Take the material below and retype it in full; pictures are left out.

►

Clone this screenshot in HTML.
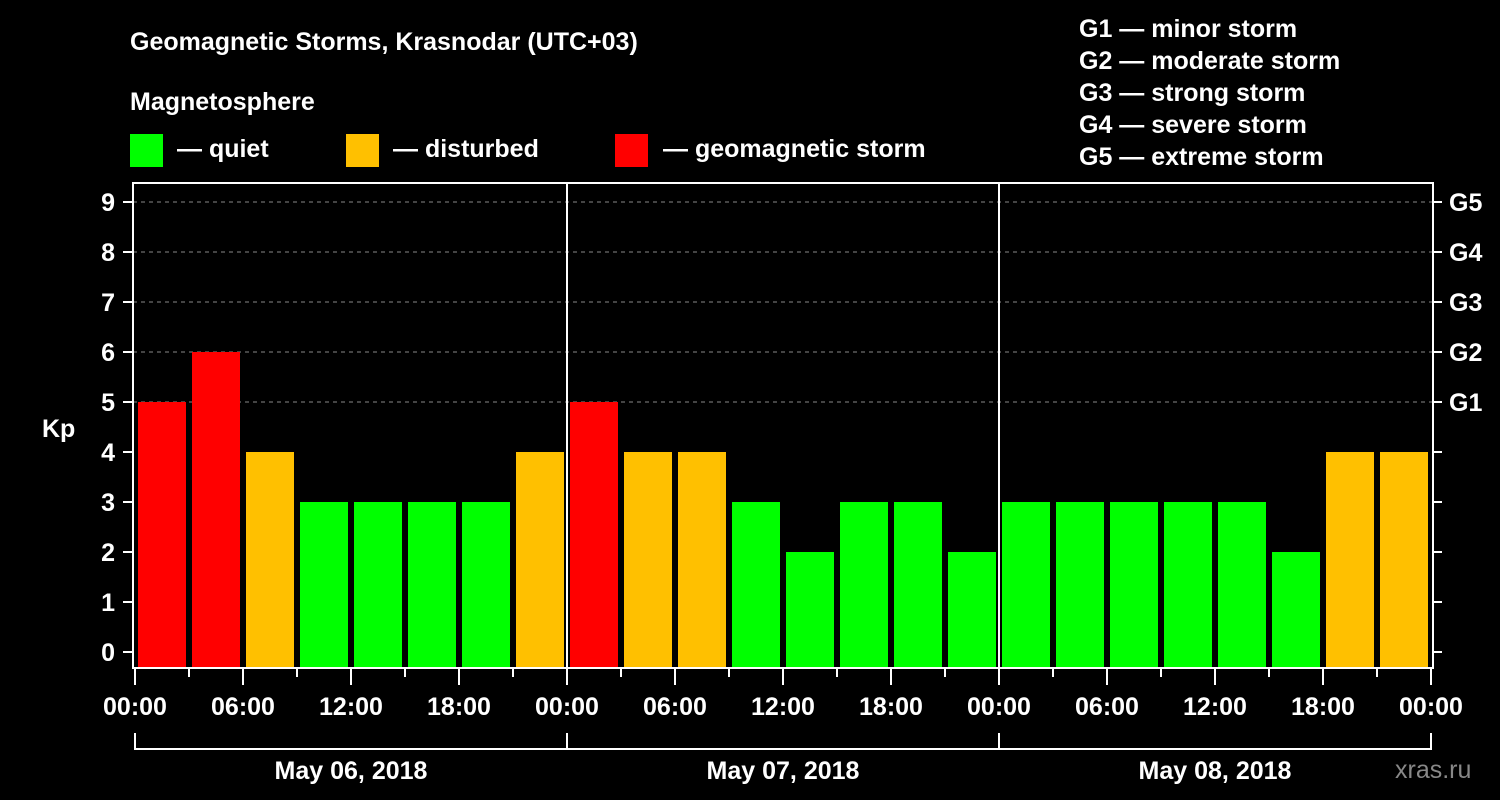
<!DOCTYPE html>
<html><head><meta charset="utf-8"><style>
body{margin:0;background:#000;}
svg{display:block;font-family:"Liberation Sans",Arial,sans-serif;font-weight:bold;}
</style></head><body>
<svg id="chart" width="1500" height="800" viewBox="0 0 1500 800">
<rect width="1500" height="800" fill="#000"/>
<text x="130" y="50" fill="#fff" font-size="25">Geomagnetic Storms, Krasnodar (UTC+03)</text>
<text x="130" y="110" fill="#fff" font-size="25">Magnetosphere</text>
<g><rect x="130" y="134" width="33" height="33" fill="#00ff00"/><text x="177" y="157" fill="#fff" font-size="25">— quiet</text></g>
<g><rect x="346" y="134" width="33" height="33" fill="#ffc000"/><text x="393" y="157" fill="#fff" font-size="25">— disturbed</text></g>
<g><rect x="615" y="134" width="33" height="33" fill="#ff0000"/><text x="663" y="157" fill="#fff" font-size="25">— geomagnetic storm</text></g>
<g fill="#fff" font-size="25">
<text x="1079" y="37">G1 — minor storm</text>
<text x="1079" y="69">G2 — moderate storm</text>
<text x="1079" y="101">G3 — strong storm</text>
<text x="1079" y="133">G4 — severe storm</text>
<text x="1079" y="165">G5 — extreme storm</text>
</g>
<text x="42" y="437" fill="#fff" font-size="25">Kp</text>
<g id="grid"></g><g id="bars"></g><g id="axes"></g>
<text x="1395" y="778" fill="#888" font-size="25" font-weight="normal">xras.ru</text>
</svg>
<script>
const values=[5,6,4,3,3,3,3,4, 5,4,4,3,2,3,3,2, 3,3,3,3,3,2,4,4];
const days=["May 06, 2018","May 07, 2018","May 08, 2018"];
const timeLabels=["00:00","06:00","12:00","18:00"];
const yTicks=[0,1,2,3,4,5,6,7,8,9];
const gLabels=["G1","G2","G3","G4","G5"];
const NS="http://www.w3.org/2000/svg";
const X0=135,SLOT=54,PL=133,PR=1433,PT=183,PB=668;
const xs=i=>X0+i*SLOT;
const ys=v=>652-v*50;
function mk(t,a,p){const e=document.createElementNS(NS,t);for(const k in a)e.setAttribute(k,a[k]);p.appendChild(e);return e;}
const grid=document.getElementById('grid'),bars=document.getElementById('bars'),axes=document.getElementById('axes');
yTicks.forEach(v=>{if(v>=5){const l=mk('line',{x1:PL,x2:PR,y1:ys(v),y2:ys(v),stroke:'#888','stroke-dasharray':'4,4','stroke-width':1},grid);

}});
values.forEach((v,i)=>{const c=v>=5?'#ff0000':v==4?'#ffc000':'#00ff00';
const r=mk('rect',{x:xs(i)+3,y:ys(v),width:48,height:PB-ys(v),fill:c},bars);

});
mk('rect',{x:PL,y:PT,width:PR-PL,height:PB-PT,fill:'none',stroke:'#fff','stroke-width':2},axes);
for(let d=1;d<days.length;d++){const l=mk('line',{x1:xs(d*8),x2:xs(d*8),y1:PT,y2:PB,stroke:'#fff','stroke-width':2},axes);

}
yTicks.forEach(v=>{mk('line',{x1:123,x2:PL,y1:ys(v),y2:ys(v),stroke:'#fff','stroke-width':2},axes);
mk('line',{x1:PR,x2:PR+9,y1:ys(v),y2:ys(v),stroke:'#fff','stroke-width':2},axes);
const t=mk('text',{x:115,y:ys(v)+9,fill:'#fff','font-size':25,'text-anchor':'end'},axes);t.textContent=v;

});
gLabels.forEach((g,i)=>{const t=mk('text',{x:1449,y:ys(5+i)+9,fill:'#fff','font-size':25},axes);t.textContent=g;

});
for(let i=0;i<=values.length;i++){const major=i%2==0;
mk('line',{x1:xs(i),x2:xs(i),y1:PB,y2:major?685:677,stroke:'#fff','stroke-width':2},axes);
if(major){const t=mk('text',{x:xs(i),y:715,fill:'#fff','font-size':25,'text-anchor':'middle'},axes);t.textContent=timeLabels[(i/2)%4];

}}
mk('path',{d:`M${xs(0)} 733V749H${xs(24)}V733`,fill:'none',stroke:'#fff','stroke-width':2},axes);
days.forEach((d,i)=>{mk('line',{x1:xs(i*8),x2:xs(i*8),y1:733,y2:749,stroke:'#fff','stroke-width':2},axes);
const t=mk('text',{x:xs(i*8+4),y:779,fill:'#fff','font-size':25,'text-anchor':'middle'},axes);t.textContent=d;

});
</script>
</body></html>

◄

SOLUTION FOR THIS TASK:
Clone this screenshot in HTML.
<!DOCTYPE html>
<html><head><meta charset="utf-8"><style>
body{margin:0;background:#000;}
svg{display:block;font-family:"Liberation Sans",Arial,sans-serif;font-weight:bold;}
</style></head><body>
<svg id="chart" width="1500" height="800" viewBox="0 0 1500 800">
<rect width="1500" height="800" fill="#000"/>
<text x="130" y="50" fill="#fff" font-size="25">Geomagnetic Storms, Krasnodar (UTC+03)</text>
<text x="130" y="110" fill="#fff" font-size="25">Magnetosphere</text>
<g><rect x="130" y="134" width="33" height="33" fill="#00ff00"/><text x="177" y="157" fill="#fff" font-size="25">— quiet</text></g>
<g><rect x="346" y="134" width="33" height="33" fill="#ffc000"/><text x="393" y="157" fill="#fff" font-size="25">— disturbed</text></g>
<g><rect x="615" y="134" width="33" height="33" fill="#ff0000"/><text x="663" y="157" fill="#fff" font-size="25">— geomagnetic storm</text></g>
<g fill="#fff" font-size="25">
<text x="1079" y="37">G1 — minor storm</text>
<text x="1079" y="69">G2 — moderate storm</text>
<text x="1079" y="101">G3 — strong storm</text>
<text x="1079" y="133">G4 — severe storm</text>
<text x="1079" y="165">G5 — extreme storm</text>
</g>
<text x="42" y="437" fill="#fff" font-size="25">Kp</text>
<g id="grid"></g><g id="bars"></g><g id="axes"></g>
<text x="1395" y="778" fill="#888" font-size="25" font-weight="normal">xras.ru</text>
</svg>
<script>
const values=[5,6,4,3,3,3,3,4, 5,4,4,3,2,3,3,2, 3,3,3,3,3,2,4,4];
const days=["May 06, 2018","May 07, 2018","May 08, 2018"];
const timeLabels=["00:00","06:00","12:00","18:00"];
const yTicks=[0,1,2,3,4,5,6,7,8,9];
const gLabels=["G1","G2","G3","G4","G5"];
const NS="http://www.w3.org/2000/svg";
const X0=135,SLOT=54,PL=133,PR=1433,PT=183,PB=668;
const xs=i=>X0+i*SLOT;
const ys=v=>652-v*50;
function mk(t,a,p){const e=document.createElementNS(NS,t);for(const k in a)e.setAttribute(k,a[k]);p.appendChild(e);return e;}
const grid=document.getElementById('grid'),bars=document.getElementById('bars'),axes=document.getElementById('axes');
yTicks.forEach(v=>{if(v>=5){const l=mk('line',{x1:PL,x2:PR,y1:ys(v),y2:ys(v),stroke:'#888','stroke-dasharray':'4,4','stroke-width':1},grid);

}});
values.forEach((v,i)=>{const c=v>=5?'#ff0000':v==4?'#ffc000':'#00ff00';
const r=mk('rect',{x:xs(i)+3,y:ys(v),width:48,height:PB-ys(v),fill:c},bars);

});
mk('rect',{x:PL,y:PT,width:PR-PL,height:PB-PT,fill:'none',stroke:'#fff','stroke-width':2},axes);
for(let d=1;d<days.length;d++){const l=mk('line',{x1:xs(d*8),x2:xs(d*8),y1:PT,y2:PB,stroke:'#fff','stroke-width':2},axes);

}
yTicks.forEach(v=>{mk('line',{x1:123,x2:PL,y1:ys(v),y2:ys(v),stroke:'#fff','stroke-width':2},axes);
mk('line',{x1:PR,x2:PR+9,y1:ys(v),y2:ys(v),stroke:'#fff','stroke-width':2},axes);
const t=mk('text',{x:115,y:ys(v)+9,fill:'#fff','font-size':25,'text-anchor':'end'},axes);t.textContent=v;

});
gLabels.forEach((g,i)=>{const t=mk('text',{x:1449,y:ys(5+i)+9,fill:'#fff','font-size':25},axes);t.textContent=g;

});
for(let i=0;i<=values.length;i++){const major=i%2==0;
mk('line',{x1:xs(i),x2:xs(i),y1:PB,y2:major?685:677,stroke:'#fff','stroke-width':2},axes);
if(major){const t=mk('text',{x:xs(i),y:715,fill:'#fff','font-size':25,'text-anchor':'middle'},axes);t.textContent=timeLabels[(i/2)%4];

}}
mk('path',{d:`M${xs(0)} 733V749H${xs(24)}V733`,fill:'none',stroke:'#fff','stroke-width':2},axes);
days.forEach((d,i)=>{mk('line',{x1:xs(i*8),x2:xs(i*8),y1:733,y2:749,stroke:'#fff','stroke-width':2},axes);
const t=mk('text',{x:xs(i*8+4),y:779,fill:'#fff','font-size':25,'text-anchor':'middle'},axes);t.textContent=d;

});
</script>
</body></html>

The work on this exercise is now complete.